TASK DESCRIPTION >>
Every line from the start of the records through the line with "import matplotlib.patheffects as pe" is to be written out exactly; pictures are not.

++++ THE INPUT

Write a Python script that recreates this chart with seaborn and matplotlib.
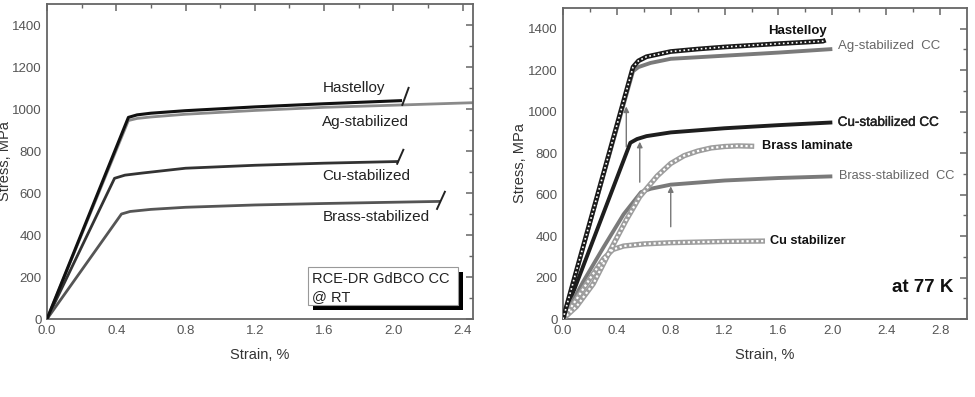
import numpy as np
import pandas as pd
import seaborn as sns
import matplotlib
matplotlib.use("Agg")
import matplotlib.pyplot as plt
from matplotlib.patches import Rectangle
import matplotlib.patheffects as pe

# ---------------- data: (a) room temperature ----------------
hast_rt_x = [0, 0.47, 0.52, 0.6, 0.8, 1.2, 1.6, 2.05]
hast_rt_y = [0, 960, 972, 980, 992, 1010, 1025, 1040]
ag_rt_x = [0, 0.47, 0.52, 0.6, 0.8, 1.2, 1.6, 2.0, 2.46]
ag_rt_y = [0, 945, 955, 962, 975, 993, 1008, 1018, 1030]
cu_rt_x = [0, 0.39, 0.45, 0.55, 0.8, 1.2, 1.6, 2.03]
cu_rt_y = [0, 670, 685, 695, 718, 732, 742, 750]
brass_rt_x = [0, 0.43, 0.48, 0.6, 0.8, 1.2, 1.6, 2.0, 2.27]
brass_rt_y = [0, 500, 512, 522, 532, 543, 550, 556, 560]
# fracture marks (start/end strain, start/end stress)
break_x = [[2.05, 2.09], [2.02, 2.06], [2.25, 2.30]]
break_y = [[1015, 1105], [735, 810], [520, 610]]
labels_rt = ["Hastelloy", "Ag-stabilized", "Cu-stabilized", "Brass-stabilized"]

# ---------------- data: (b) 77 K ----------------
hast_77_x = [0, 0.52, 0.56, 0.62, 0.8, 1.0, 1.2, 1.4, 1.6, 1.8, 1.93, 1.95]
hast_77_y = [0, 1215, 1245, 1265, 1290, 1302, 1312, 1320, 1328, 1335, 1340, 1345]
ag_77_x = [0, 0.52, 0.56, 0.65, 0.8, 1.2, 1.6, 2.0]
ag_77_y = [0, 1195, 1215, 1235, 1255, 1270, 1285, 1302]
cu_77_x = [0, 0.5, 0.55, 0.62, 0.8, 1.2, 1.6, 2.0]
cu_77_y = [0, 850, 868, 882, 900, 920, 935, 948]
brass_st_77_x = [0, 0.15, 0.3, 0.45, 0.58, 0.65, 0.8, 1.2, 1.6, 2.0]
brass_st_77_y = [0, 180, 345, 505, 612, 628, 648, 668, 680, 688]
brass_lam_77_x = [0, 0.1, 0.225, 0.35, 0.47, 0.57, 0.7, 0.8, 0.9, 1.0, 1.1, 1.2, 1.3, 1.42]
brass_lam_77_y = [0, 60, 170, 330, 478, 590, 690, 750, 788, 810, 825, 832, 835, 833]
cu_stab_77_x = [0, 0.1, 0.2, 0.3, 0.37, 0.45, 0.6, 0.8, 1.2, 1.5]
cu_stab_77_y = [0, 95, 195, 290, 335, 352, 362, 368, 374, 376]
arrow_x = [0.47, 0.57, 0.80]
arrow_y0 = [830, 660, 445]
arrow_y1 = [1025, 855, 640]

x_ticks_a = [0.0, 0.4, 0.8, 1.2, 1.6, 2.0, 2.4]
x_ticks_b = [0.0, 0.4, 0.8, 1.2, 1.6, 2.0, 2.4, 2.8]
y_ticks = [0, 200, 400, 600, 800, 1000, 1200, 1400]

sns.set_style("white")
plt.rcParams["font.family"] = ["Liberation Sans", "DejaVu Sans"]

fig = plt.figure(figsize=(9.75, 3.97), dpi=100)
axA = fig.add_axes([47 / 975, 1 - 319 / 397, 426 / 975, 315 / 397])
axB = fig.add_axes([563 / 975, 1 - 319 / 397, 404 / 975, 311 / 397])

GRAY = "#666666"


def line(ax, x, y, color, lw, ls="-", z=2):
    sns.lineplot(x=x, y=y, ax=ax, color=color, linewidth=lw, sort=False,
                 estimator=None, zorder=z, solid_capstyle="butt")
    ln = ax.lines[-1]
    if ls != "-":
        ln.set_linestyle(ls)
    return ln


def style_axes(ax, xticks, xmax, ylab_x):
    ax.set_xlim(0, xmax)
    ax.set_ylim(0, 1500)
    ax.set_xticks(xticks)
    ax.set_xticklabels([f"{t:.1f}" for t in xticks])
    ax.set_yticks(y_ticks)
    ax.set_xticks(np.arange(0.2, xmax, 0.4), minor=True)
    ax.set_yticks(np.arange(100, 1500, 200), minor=True)
    ax.tick_params(which="both", direction="in", top=True, right=True,
                   color=GRAY, labelcolor="#555555", labelsize=9.5)
    ax.tick_params(which="major", length=5, width=1.1, pad=4)
    ax.tick_params(which="minor", length=3, width=1.0)
    for s in ax.spines.values():
        s.set_color(GRAY)
        s.set_linewidth(1.3)
    ax.set_xlabel("Strain, %", fontsize=10.5, color="#333333")
    ax.set_ylabel("Stress, MPa", fontsize=10.5, color="#333333")
    ax.yaxis.set_label_coords(ylab_x, 0.5)
    ax.xaxis.set_label_coords(0.5, -0.092)
    ax.xaxis.label.set_verticalalignment("top")


# ---------------- panel (a) ----------------
line(axA, ag_rt_x, ag_rt_y, "#8a8a8a", 2.0)
line(axA, hast_rt_x, hast_rt_y, "#111111", 2.2, z=3)
line(axA, cu_rt_x, cu_rt_y, "#333333", 2.0)
line(axA, brass_rt_x, brass_rt_y, "#555555", 2.0)
for bx, by in zip(break_x, break_y):
    line(axA, bx, by, "#222222", 1.4)
style_axes(axA, x_ticks_a, 2.46, -0.082)

lab_y = [1102, 936, 683, 485]
for t, yy in zip(labels_rt, lab_y):
    axA.text(1.59, yy, t, fontsize=11, color="#222222", va="center", ha="left")

tr = axA.transAxes
axA.add_patch(Rectangle((0.624, 0.0286), 0.353, 0.12, transform=tr,
                        facecolor="black", edgecolor="none", zorder=4))
axA.add_patch(Rectangle((0.613, 0.0444), 0.352, 0.1206, transform=tr,
                        facecolor="white", edgecolor="#999999", lw=0.8, zorder=5))
axA.text(0.622, 0.128, "RCE-DR GdBCO CC", transform=tr, fontsize=10.5,
         color="#222222", va="center", ha="left", zorder=6)
axA.text(0.622, 0.07, "@ RT", transform=tr, fontsize=10.5,
         color="#222222", va="center", ha="left", zorder=6)

# ---------------- panel (b) ----------------
line(axB, ag_77_x, ag_77_y, "#7a7a7a", 2.8)
line(axB, cu_77_x, cu_77_y, "#1e1e1e", 2.8)
line(axB, brass_st_77_x, brass_st_77_y, "#7a7a7a", 2.8)
# open-circle chains: grey/black outline with white dotted core
line(axB, brass_lam_77_x, brass_lam_77_y, "#9d9d9d", 3.8, z=3)
line(axB, brass_lam_77_x, brass_lam_77_y, "white", 1.6, ls=(0, (1.0, 1.2)), z=3.1)
line(axB, cu_stab_77_x, cu_stab_77_y, "#9d9d9d", 3.8, z=3)
line(axB, cu_stab_77_x, cu_stab_77_y, "white", 1.6, ls=(0, (1.0, 1.2)), z=3.1)
line(axB, hast_77_x, hast_77_y, "#1a1a1a", 3.4, z=3.2)
line(axB, hast_77_x, hast_77_y, "white", 1.2, ls=(0, (1.0, 1.6)), z=3.3)

for ax_, y0, y1 in zip(arrow_x, arrow_y0, arrow_y1):
    axB.annotate("", xy=(ax_, y1), xytext=(ax_, y0),
                 arrowprops=dict(arrowstyle="-|>", color="#777777", lw=1.0,
                                 mutation_scale=8, shrinkA=0, shrinkB=0),
                 zorder=4)
style_axes(axB, x_ticks_b, 3.0, -0.088)

axB.text(1.52, 1387, "Hastelloy", fontsize=9.5, fontweight="bold",
         color="#111111", va="center", ha="left")
axB.text(2.04, 1315, "Ag-stabilized  CC", fontsize=9.5, color="#666666",
         va="center", ha="left")
axB.text(2.04, 946, "Cu-stabilized CC", fontsize=9.7, color="#222222",
         va="center", ha="left",
         path_effects=[pe.withStroke(linewidth=0.3, foreground="#222222")])
axB.text(1.48, 835, "Brass laminate", fontsize=9.2, fontweight="bold",
         color="#111111", va="center", ha="left")
axB.text(2.05, 690, "Brass-stabilized  CC", fontsize=9.2, color="#666666",
         va="center", ha="left")
axB.text(1.54, 378, "Cu stabilizer", fontsize=9.2, fontweight="bold",
         color="#111111", va="center", ha="left")
axB.text(2.90, 154, "at 77 K", fontsize=13.5, fontweight="bold",
         color="#111111", va="center", ha="right")

fig.savefig("out.png", dpi=100, facecolor="white")
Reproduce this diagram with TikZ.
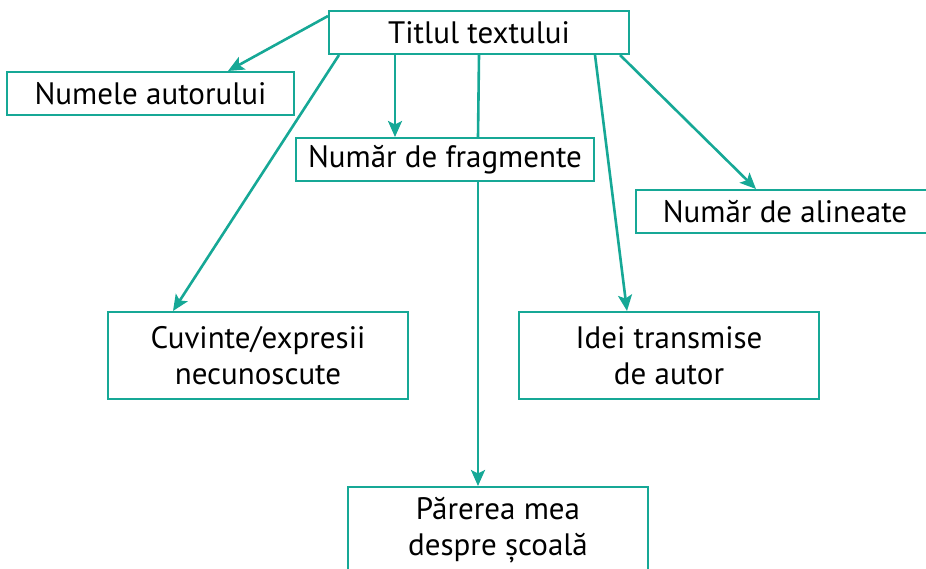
\documentclass[tikz,border=0pt]{standalone}
\usepackage{fontspec}
\setmainfont{PT Sans}
\usetikzlibrary{arrows.meta,calc}
\definecolor{teal1}{RGB}{22,168,150}
\begin{document}
\begin{tikzpicture}[x=1pt,y=-1pt,
  box/.style={draw=teal1,line width=2pt,fill=white,inner sep=0pt,align=center,
    font=\fontsize{31}{36}\selectfont,text=black},
  conn/.style={draw=teal1,line width=2.6pt},
  arr/.style={conn,-{Stealth[length=16pt,width=14pt,inset=3.5pt]}}]
\useasboundingbox (0,0) rectangle (926,569);
\node[box,minimum width=300pt,minimum height=43pt] (t) at (479,32.5) {Titlul textului};
\node[box,minimum width=287pt,minimum height=43pt] (n) at (150.5,93.5) {Numele autorului};
\node[box,minimum width=298pt,minimum height=43pt] (f) at (445,159.5) {Număr de fragmente};
\node[box,minimum width=298pt,minimum height=43pt] (a) at (785,211.5) {Număr de alineate};
\node[box,minimum width=300pt,minimum height=87pt] (c) at (258,355.5) {Cuvinte/expresii\\necunoscute};
\node[box,minimum width=300pt,minimum height=87pt] (i) at (669,355.5) {Idei transmise\\de autor};
\node[box,minimum width=300pt,minimum height=87pt] (p) at (498,530.5) {Părerea mea\\despre școală};
\draw[arr] ($(t.north west)+(0,6)$) -- ($(n.north west)+(222,0)$);
\draw[arr] ($(t.south west)+(11,0)$) -- ($(c.north west)+(66,0)$);
\draw[arr] ($(t.south west)+(67,0)$) -- ($(f.north west)+(100,0)$);
\draw[conn] (t.south) -- ($(f.north west)+(183,0)$);
\draw[arr] ($(f.south west)+(183,0)$) -- ($(p.north west)+(131,0)$);
\draw[arr] ($(t.south west)+(267,0)$) -- ($(i.north west)+(109,0)$);
\draw[arr] ($(t.south west)+(292,0)$) -- ($(a.north west)+(121,0)$);
\end{tikzpicture}
\end{document}
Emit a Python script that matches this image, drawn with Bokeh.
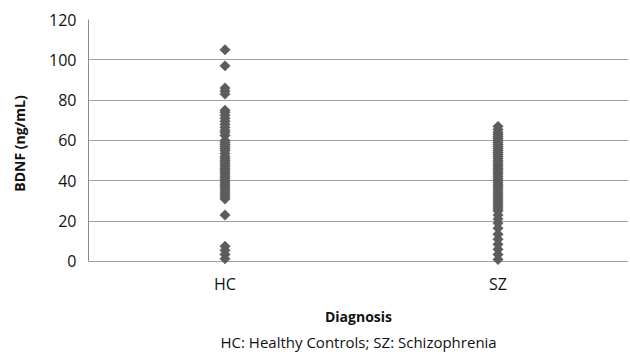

++++++++

EXPECTED OUTPUT >>
Write a Python script that recreates this chart with seaborn and matplotlib.
import numpy as np
import pandas as pd
import seaborn as sns
import matplotlib
matplotlib.use("Agg")
import matplotlib.pyplot as plt
from matplotlib.patches import Rectangle
import matplotlib.patheffects as pe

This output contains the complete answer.